Photographers the world over have recognized DxO Optics Pro's unique and automatic corrections for a large selection of DSLR cameras. In order to appeal to a broader user base, version 6.1 offers an even more intuitive user interface, more presets, and progressively more support for "advanced compact" cameras designed for the most demanding amateur photographers. DxO Optics Pro brings excellent results to photos shot with these cameras, in terms of both RAW conversion and optical corrections.

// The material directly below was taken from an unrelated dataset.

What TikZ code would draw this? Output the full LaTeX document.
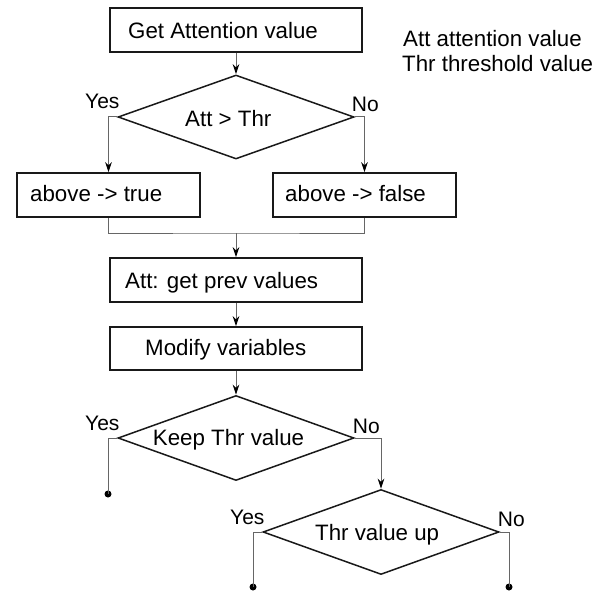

In addition to its large array of supported DSLR cameras, beginning with version 6.1, DxO Optics Pro now supports the Canon G11. DxO Labs will shortly add support for the Canon S90 in the days to follow, along with the Panasonic Lumix Lx3 and GH1 (slated for the beginning of 2010), as well as for other models in the advanced compact category.

Complete list of new features in v6.1 :
Support for the following cameras: Canon G11, Canon 7D, and Nikon D3000;
56 new DxO Optics Modules for the following cameras: Canon 7D, 400D, 450D, 500D, Nikon D3, D300, D300s, D40x, D3000, Olympus E-30, E-420, E-510, E-620 and Sony A300;
Even more improvements to the user interface, include full-screen mode for easier photo viewing;
6 new presets, including one that simulates HDR rendition—all from one shot and in one click!

Now I know it wasn't just my imagination  
I'm really looking forward for the S90 module to see how it compares with DPP. Also few days ago I realized they added support for my D90 with the 35mm 1.8D  
Seems they are receptive to suggestions/ critique.